Task prompt: Repeat what the lines below say, word for word, and skip every image.

* BEGIN *

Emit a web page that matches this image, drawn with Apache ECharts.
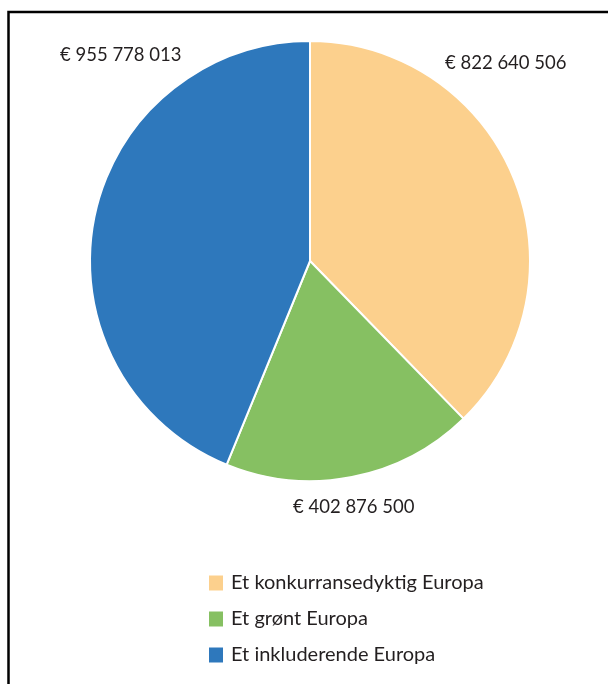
<!DOCTYPE html>
<html>
<head>
<meta charset="UTF-8">
<title></title>
<script src="https://cdn.jsdelivr.net/npm/echarts@6/dist/echarts.min.js"></script>
<style>
  html, body { margin: 0; padding: 0; background: #fff; }
</style>
</head>
<body>
<div id="main" style="width: 608px; height: 684px;"></div>
<script>
// data
var categories = ['Et konkurransedyktig Europa', 'Et grønt Europa', 'Et inkluderende Europa'];
var values = [822640506, 402876500, 955778013];
var colors = ['#FCD08D', '#86C062', '#2E78BC'];

// where each value label sits (left x, middle y)
var labelPos = [[445, 63], [293, 507], [60, 55]];

function fmt(v) {
  return '€ ' + String(v).replace(/\B(?=(\d{3})+(?!\d))/g, ' ');
}

var myChart = echarts.init(document.getElementById('main'));

var option = {
  animation: false,
  color: colors,
  textStyle: { fontFamily: 'Lato', color: '#231F20' },
  graphic: [{
    type: 'polyline',
    shape: { points: [[8.5, 684], [8.5, 12], [610, 12]] },
    style: { stroke: '#000', lineWidth: 2.5, fill: null }
  }],
  legend: {
    orient: 'vertical',
    left: 207,
    top: 573,
    padding: 0,
    itemWidth: 16,
    itemHeight: 17,
    itemGap: 16,
    icon: 'rect',
    textStyle: { fontSize: 20, color: '#231F20', padding: [0, 0, 0, 2], lineHeight: 19 },
    data: categories
  },
  series: [{
    type: 'pie',
    center: [310, 261],
    radius: [0, 220],
    startAngle: 90,
    clockwise: true,
    itemStyle: { borderColor: '#fff', borderWidth: 2 },
    label: {
      show: true,
      position: 'outside',
      fontSize: 18.5,
      color: '#231F20',
      overflow: 'none',
      formatter: function (p) { return fmt(p.value); }
    },
    labelLine: { show: false },
    labelLayout: function (p) {
      var pos = labelPos[p.dataIndex];
      return { x: pos[0], y: pos[1], align: 'left', verticalAlign: 'middle' };
    },
    emphasis: { disabled: true },
    data: categories.map(function (c, i) { return { name: c, value: values[i] }; })
  }]
};

myChart.setOption(option);
</script>
</body>
</html>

* END *

Output:
Emit a web page that matches this image, drawn with Apache ECharts.
<!DOCTYPE html>
<html>
<head>
<meta charset="UTF-8">
<title></title>
<script src="https://cdn.jsdelivr.net/npm/echarts@6/dist/echarts.min.js"></script>
<style>
  html, body { margin: 0; padding: 0; background: #fff; }
</style>
</head>
<body>
<div id="main" style="width: 608px; height: 684px;"></div>
<script>
// data
var categories = ['Et konkurransedyktig Europa', 'Et grønt Europa', 'Et inkluderende Europa'];
var values = [822640506, 402876500, 955778013];
var colors = ['#FCD08D', '#86C062', '#2E78BC'];

// where each value label sits (left x, middle y)
var labelPos = [[445, 63], [293, 507], [60, 55]];

function fmt(v) {
  return '€ ' + String(v).replace(/\B(?=(\d{3})+(?!\d))/g, ' ');
}

var myChart = echarts.init(document.getElementById('main'));

var option = {
  animation: false,
  color: colors,
  textStyle: { fontFamily: 'Lato', color: '#231F20' },
  graphic: [{
    type: 'polyline',
    shape: { points: [[8.5, 684], [8.5, 12], [610, 12]] },
    style: { stroke: '#000', lineWidth: 2.5, fill: null }
  }],
  legend: {
    orient: 'vertical',
    left: 207,
    top: 573,
    padding: 0,
    itemWidth: 16,
    itemHeight: 17,
    itemGap: 16,
    icon: 'rect',
    textStyle: { fontSize: 20, color: '#231F20', padding: [0, 0, 0, 2], lineHeight: 19 },
    data: categories
  },
  series: [{
    type: 'pie',
    center: [310, 261],
    radius: [0, 220],
    startAngle: 90,
    clockwise: true,
    itemStyle: { borderColor: '#fff', borderWidth: 2 },
    label: {
      show: true,
      position: 'outside',
      fontSize: 18.5,
      color: '#231F20',
      overflow: 'none',
      formatter: function (p) { return fmt(p.value); }
    },
    labelLine: { show: false },
    labelLayout: function (p) {
      var pos = labelPos[p.dataIndex];
      return { x: pos[0], y: pos[1], align: 'left', verticalAlign: 'middle' };
    },
    emphasis: { disabled: true },
    data: categories.map(function (c, i) { return { name: c, value: values[i] }; })
  }]
};

myChart.setOption(option);
</script>
</body>
</html>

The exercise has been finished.